Puan sendiri dilantik sebagai Ketua DPR pada 1 Oktober 2019. Jabatannya akan berakhir pada 2024. Sebelumnya, ia menjabat Menteri Koordinator bidang Pembangunan Manusia dan Kebudayaan (PMK) pada 2014-2019.
Peneliti Forum Masyarakat Peduli Parlemen Indonesia (Formappi) Lucius Karus menyebut, kinerja DPR di bawah Puan makin memburuk. Hal itu tecermin dalam rendahnya capaian di bidang legislasi. Menurut Lucius, Puan seharusnya menjelaskan, dari 254 RUU Program Legislasi Nasional (Prolegnas) 2020-2024, hanya 18 di antaranya yang merupakan RUU Prolegnas Prioritas.
“Selain itu juga diperparah dengan minimnya partisipasi publik dalam proses pembahasannya,” ujar Lucius, Minggu (30/10).
“Bahkan, MK (Mahkamah Konstitusi) mengatakan, satu UU produk DPR sekarang inkonstitusional bersyarat karena cacat prosedural berupa partisipasi minim publik selama pembahasan.”
Dalam peran pengawasan, Lucius memandang DPR di bawah pimpinan Puan terbilang lembek terhadap pemerintah. Malah menonjolkan diri sebagai “tukang stempel” pemerintah. Pada bidang anggaran, DPR pun dinilai tak punya gebrakan berarti, terbilang hanya mengikuti keinginan pemerintah.
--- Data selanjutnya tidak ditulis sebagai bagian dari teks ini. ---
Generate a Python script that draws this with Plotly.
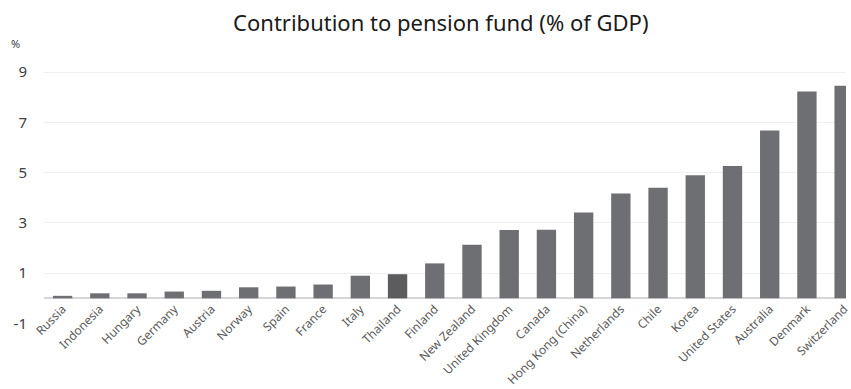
import plotly.graph_objects as go

# Pension fund contributions by country, % of GDP
countries = ["Russia", "Indonesia", "Hungary", "Germany", "Austria", "Norway", "Spain",
             "France", "Italy", "Thailand", "Finland", "New Zealand", "United Kingdom",
             "Canada", "Hong Kong (China)", "Netherlands", "Chile", "Korea",
             "United States", "Australia", "Denmark", "Switzerland"]
contribution = [0.1, 0.2, 0.2, 0.27, 0.3, 0.44, 0.47, 0.55, 0.9, 0.96, 1.39, 2.13, 2.72,
                2.73, 3.41, 4.17, 4.4, 4.9, 5.26, 6.68, 8.23, 8.46]
y_ticks = [-1, 1, 3, 5, 7, 9]
highlight = "Thailand"

bar_colors = ["#5c5c5e" if c == highlight else "#6e6f73" for c in countries]

y_min, y_max = -1.0, 9.4

fig = go.Figure(
    go.Bar(
        x=countries,
        y=contribution,
        marker=dict(color=bar_colors, line=dict(width=0)),
        hoverinfo="x+y",
    )
)

fig.update_layout(
    width=851,
    height=389,
    margin=dict(l=44, r=0, t=62, b=65),
    paper_bgcolor="white",
    plot_bgcolor="white",
    bargap=0.48,
    showlegend=False,
    title=dict(
        text="Contribution to pension fund (% of GDP)",
        x=0.518,
        xanchor="center",
        y=0.94,
        yanchor="middle",
        font=dict(family="Noto Sans", size=22, color="#1a1a1a"),
    ),
    font=dict(family="Noto Sans"),
)

fig.update_xaxes(
    type="category",
    range=[-0.5, 21.05],
    anchor="free",
    position=(0 - y_min) / (y_max - y_min),
    tickangle=-45,
    tickfont=dict(size=12, color="#5a5a5a"),
    showgrid=False,
    showline=False,
    ticks="",
)

fig.update_yaxes(
    range=[y_min - 0.02, y_max],
    tickvals=y_ticks,
    ticktext=[str(v) for v in y_ticks],
    tickfont=dict(size=15, color="#404040"),
    showgrid=True,
    gridcolor="#efefef",
    gridwidth=1,
    zeroline=True,
    zerolinecolor="#d6d6d6",
    zerolinewidth=2,
    showline=False,
    ticks="",
    ticklabelstandoff=16,
)

fig.add_annotation(
    text="%",
    xref="paper", yref="paper",
    x=-0.035, y=1.07,
    xanchor="center", yanchor="middle",
    showarrow=False,
    font=dict(size=11, color="#404040"),
)

fig.write_html("out.html")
“Gambaran kinerja seperti di atas jelas tak memberikan nilai plus bagi Puan yang kebetulan menjadi Ketua DPR periode ini," kata Lucius.
Menurut Lucius, dibandingkan kepemimpinan DPR di bawah Bambang Soesatyo atau Bamsoet, Puan kalah pencapaian. Bamsoet, ujar Lucius, terbilang sukses merancang terobosan, misalnya membuat rapat-rapat DPR terbuka untuk publik. Walau masih ada proses legislasi yang dilakukan secara sembunyi-sembunyi.
"Dengan fungsinya sebagai koordinator pelaksanaan fungsi DPR, sulit untuk mengatakan Puan berhasil menjadi koordinator yang baik bagi pencapaian kinerja DPR yang fantastis," kata Lucius.
Ia menyayangkan, Puan tak banyak melakukan terobosan penting selama menjabat sebagai Ketua DPR. Padahal, kinerjanya sebagai ketua lembaga legislatif, potensial mengerek elektabilitas.
"Inisiatif membuat infrastruktur digital untuk memaksimalkan partisipasi publik sama sekali tak terlihat dilakukan Puan. Inisiatif lain juga tak ada," ucap Lucius.
Di sisi lain, Johan tak sepakat bila prestasi Puan diukur dengan mengacu pada capaian undang-undang yang berhasil disahkan DPR. “Sebab di DPR ada 9 fraksi dan dalam membuat undang-undang ada keterlibatan pemerintah,” ujar Johan.
Soal dianggap belum memiliki terobosan seperti yang dilakukan Bamsoet, Johan pun merasa penilaian tersebut kurang adil. Pasalnya, selama kepemimpinan Puan, DPR turut mengembangkan visi keterbukaan dengan lebih baik.
"Artinya, kalau terobosan Pak Bamsoet tidak dilanjutkan juga itu kan masalah. Tapi Mbak Puan lebih memilih melanjutkan,” ujarnya.
“Bahkan dikembangkan Mbak Puan dengan lebih terbuka lagi ke publik internasional.”
Namun, Lucius melihat, DPR di bawah Puan sejauh ini terbilang stabil, tanpa guncangan politik berarti. Sedikit-banyak hal itu terjadi karena gaya kemepimpinannya yang tak banyak mengumbar kata-kata, yang bisa memicu konfrontasi antarfraksi.
"Kewibawaannya sebagai seorang pemimpin bisa meneduhkan lembaga dengan penghuni semuanya adalah politisi," kata Lucius.
Di samping itu, bagi Johan, tiada gejolak di DPR selama kepemimpinan Puan lebih adil dijadikan acuan kesuksesannya memimpin DPR. "Bagi saya itu sebuah kesuksesan mengelola organisasi," kata Johan.